GOAL OF THE EXERCISE -
Extract the lines that carry the string "matplotlib" from the listing.

INPUT -
··········

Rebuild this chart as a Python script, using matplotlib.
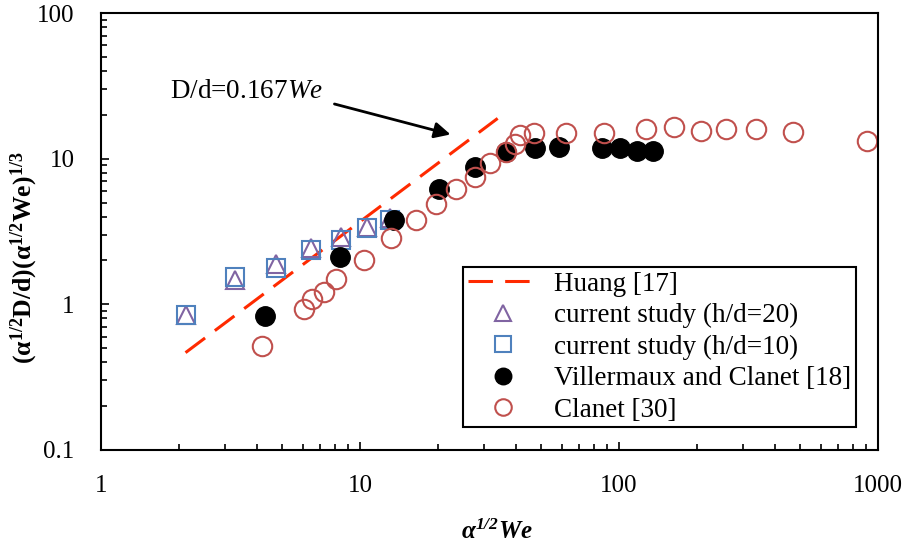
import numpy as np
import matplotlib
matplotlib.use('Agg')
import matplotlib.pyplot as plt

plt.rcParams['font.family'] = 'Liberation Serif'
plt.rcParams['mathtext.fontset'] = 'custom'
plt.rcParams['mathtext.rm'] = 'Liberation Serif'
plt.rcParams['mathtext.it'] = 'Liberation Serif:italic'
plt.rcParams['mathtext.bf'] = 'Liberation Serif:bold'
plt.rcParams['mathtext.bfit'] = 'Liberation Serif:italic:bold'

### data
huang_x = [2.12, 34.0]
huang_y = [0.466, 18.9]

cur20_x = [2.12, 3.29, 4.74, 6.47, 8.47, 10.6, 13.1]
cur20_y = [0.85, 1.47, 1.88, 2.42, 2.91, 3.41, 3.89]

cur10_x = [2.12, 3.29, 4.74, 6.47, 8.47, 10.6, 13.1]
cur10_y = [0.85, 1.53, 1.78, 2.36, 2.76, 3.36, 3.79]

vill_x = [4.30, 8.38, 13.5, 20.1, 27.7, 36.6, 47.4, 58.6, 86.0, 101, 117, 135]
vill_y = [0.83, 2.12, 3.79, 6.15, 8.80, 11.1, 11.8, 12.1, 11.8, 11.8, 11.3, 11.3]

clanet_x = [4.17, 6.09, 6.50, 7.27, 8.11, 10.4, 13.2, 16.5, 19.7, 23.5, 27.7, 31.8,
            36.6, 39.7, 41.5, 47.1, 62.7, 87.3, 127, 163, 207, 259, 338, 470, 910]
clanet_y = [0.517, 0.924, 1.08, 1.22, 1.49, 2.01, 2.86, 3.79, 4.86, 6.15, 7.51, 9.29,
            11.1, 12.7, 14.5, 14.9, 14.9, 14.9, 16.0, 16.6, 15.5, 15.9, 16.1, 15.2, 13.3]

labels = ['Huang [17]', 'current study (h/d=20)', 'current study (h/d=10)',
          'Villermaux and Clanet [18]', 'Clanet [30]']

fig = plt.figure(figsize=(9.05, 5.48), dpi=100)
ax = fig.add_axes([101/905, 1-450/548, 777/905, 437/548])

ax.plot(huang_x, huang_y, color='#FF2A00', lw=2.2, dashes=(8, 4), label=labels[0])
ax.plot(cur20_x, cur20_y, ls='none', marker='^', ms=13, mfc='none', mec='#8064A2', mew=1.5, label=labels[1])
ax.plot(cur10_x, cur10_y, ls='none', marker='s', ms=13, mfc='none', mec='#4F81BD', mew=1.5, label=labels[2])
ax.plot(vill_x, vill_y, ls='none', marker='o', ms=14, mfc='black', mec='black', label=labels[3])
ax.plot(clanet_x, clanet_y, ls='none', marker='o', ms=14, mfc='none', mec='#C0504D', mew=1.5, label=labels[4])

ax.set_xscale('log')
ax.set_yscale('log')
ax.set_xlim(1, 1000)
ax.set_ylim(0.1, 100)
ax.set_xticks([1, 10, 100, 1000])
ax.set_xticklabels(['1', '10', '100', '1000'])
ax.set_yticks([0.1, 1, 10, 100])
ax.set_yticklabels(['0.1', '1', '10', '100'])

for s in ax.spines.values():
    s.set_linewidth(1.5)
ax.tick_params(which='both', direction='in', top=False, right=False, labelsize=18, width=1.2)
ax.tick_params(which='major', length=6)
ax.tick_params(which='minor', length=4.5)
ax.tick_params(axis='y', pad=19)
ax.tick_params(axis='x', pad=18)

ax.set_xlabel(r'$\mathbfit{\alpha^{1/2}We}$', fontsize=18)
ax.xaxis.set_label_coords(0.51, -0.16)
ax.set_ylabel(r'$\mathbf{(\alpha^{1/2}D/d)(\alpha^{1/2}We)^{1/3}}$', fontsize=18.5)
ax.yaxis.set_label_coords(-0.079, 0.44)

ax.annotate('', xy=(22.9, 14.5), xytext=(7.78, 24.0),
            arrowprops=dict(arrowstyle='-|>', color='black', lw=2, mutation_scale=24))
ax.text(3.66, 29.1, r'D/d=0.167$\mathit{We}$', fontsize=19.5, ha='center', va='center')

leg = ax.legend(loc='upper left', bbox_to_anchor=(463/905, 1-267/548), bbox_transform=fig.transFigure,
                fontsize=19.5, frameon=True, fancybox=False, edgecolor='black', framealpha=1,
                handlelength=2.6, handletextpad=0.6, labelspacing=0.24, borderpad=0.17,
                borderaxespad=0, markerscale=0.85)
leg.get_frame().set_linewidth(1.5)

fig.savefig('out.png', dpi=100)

··········

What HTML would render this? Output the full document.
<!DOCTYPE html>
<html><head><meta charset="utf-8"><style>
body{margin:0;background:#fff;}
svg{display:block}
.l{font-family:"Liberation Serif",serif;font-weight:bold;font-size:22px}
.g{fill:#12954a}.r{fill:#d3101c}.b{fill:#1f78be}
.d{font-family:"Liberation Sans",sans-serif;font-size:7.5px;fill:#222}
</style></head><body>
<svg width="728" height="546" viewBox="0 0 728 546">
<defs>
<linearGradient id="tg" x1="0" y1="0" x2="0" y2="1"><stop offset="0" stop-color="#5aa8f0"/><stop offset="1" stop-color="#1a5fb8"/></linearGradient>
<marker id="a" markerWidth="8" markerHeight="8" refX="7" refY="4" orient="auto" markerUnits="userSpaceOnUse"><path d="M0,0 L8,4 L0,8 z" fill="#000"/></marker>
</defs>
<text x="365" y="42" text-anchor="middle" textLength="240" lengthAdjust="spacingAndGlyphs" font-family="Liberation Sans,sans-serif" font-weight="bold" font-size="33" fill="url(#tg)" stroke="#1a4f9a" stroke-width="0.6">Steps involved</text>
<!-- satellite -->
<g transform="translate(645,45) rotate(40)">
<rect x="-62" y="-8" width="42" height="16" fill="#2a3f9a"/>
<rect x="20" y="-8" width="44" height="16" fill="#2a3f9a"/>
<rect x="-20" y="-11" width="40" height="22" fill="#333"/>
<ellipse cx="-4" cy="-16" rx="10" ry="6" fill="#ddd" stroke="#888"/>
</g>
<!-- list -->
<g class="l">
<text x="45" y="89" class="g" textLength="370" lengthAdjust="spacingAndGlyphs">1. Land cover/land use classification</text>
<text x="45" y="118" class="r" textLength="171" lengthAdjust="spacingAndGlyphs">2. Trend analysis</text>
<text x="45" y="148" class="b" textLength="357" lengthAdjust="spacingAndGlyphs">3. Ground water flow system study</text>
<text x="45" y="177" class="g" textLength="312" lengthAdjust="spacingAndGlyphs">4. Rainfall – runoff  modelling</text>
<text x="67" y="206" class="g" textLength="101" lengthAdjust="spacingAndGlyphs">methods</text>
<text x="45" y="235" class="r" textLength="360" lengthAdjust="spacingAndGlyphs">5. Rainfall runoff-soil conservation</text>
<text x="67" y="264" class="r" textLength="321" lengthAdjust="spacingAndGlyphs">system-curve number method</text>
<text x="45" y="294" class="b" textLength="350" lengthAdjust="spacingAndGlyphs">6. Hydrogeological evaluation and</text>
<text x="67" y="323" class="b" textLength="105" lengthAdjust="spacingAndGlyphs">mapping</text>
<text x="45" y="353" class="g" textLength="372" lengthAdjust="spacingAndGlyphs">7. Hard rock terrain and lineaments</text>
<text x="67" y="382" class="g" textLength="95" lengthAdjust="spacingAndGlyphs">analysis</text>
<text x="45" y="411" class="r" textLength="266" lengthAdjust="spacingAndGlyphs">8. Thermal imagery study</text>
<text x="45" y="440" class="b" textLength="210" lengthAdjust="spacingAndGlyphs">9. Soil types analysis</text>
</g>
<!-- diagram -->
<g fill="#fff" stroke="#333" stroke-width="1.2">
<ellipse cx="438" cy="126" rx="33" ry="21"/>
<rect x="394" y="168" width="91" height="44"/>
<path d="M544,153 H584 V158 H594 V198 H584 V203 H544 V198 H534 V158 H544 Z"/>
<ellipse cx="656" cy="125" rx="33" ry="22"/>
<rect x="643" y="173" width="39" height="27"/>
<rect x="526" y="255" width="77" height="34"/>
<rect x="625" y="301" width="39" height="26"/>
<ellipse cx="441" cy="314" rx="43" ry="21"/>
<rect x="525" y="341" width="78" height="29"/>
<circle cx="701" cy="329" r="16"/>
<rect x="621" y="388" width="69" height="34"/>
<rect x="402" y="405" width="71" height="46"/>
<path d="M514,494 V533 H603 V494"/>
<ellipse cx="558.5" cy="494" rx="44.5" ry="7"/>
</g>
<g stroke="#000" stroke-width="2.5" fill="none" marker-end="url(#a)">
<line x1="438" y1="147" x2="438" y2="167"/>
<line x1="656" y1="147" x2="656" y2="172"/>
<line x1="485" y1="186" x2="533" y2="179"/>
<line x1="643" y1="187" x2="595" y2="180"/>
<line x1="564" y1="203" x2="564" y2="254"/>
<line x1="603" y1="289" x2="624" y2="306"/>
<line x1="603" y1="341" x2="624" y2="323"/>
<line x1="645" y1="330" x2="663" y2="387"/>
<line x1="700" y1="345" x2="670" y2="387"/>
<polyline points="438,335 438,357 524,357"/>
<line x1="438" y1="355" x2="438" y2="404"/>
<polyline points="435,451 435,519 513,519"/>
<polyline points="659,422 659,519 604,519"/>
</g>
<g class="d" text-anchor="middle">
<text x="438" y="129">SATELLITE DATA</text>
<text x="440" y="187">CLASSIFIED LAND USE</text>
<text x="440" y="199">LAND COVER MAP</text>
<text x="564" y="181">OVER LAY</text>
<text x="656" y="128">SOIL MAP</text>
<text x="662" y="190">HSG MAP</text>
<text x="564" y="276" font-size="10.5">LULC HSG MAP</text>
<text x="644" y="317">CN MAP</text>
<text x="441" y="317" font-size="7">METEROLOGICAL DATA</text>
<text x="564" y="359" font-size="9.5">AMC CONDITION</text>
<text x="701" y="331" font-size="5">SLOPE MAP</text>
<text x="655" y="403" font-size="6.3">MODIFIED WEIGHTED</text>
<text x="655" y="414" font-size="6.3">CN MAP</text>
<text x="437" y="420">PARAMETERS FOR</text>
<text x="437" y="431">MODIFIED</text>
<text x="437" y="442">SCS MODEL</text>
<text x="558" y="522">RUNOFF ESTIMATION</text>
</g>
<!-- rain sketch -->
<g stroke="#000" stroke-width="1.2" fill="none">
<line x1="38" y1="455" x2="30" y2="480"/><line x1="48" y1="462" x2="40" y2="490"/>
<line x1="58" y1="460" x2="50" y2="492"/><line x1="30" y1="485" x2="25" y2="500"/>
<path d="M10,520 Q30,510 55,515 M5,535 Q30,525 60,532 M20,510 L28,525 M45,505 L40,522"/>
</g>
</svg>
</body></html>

··········

RESPONSE TO THIS TASK -
Rebuild this chart as a Python script, using matplotlib.
import matplotlib
matplotlib.use('Agg')
import matplotlib.pyplot as plt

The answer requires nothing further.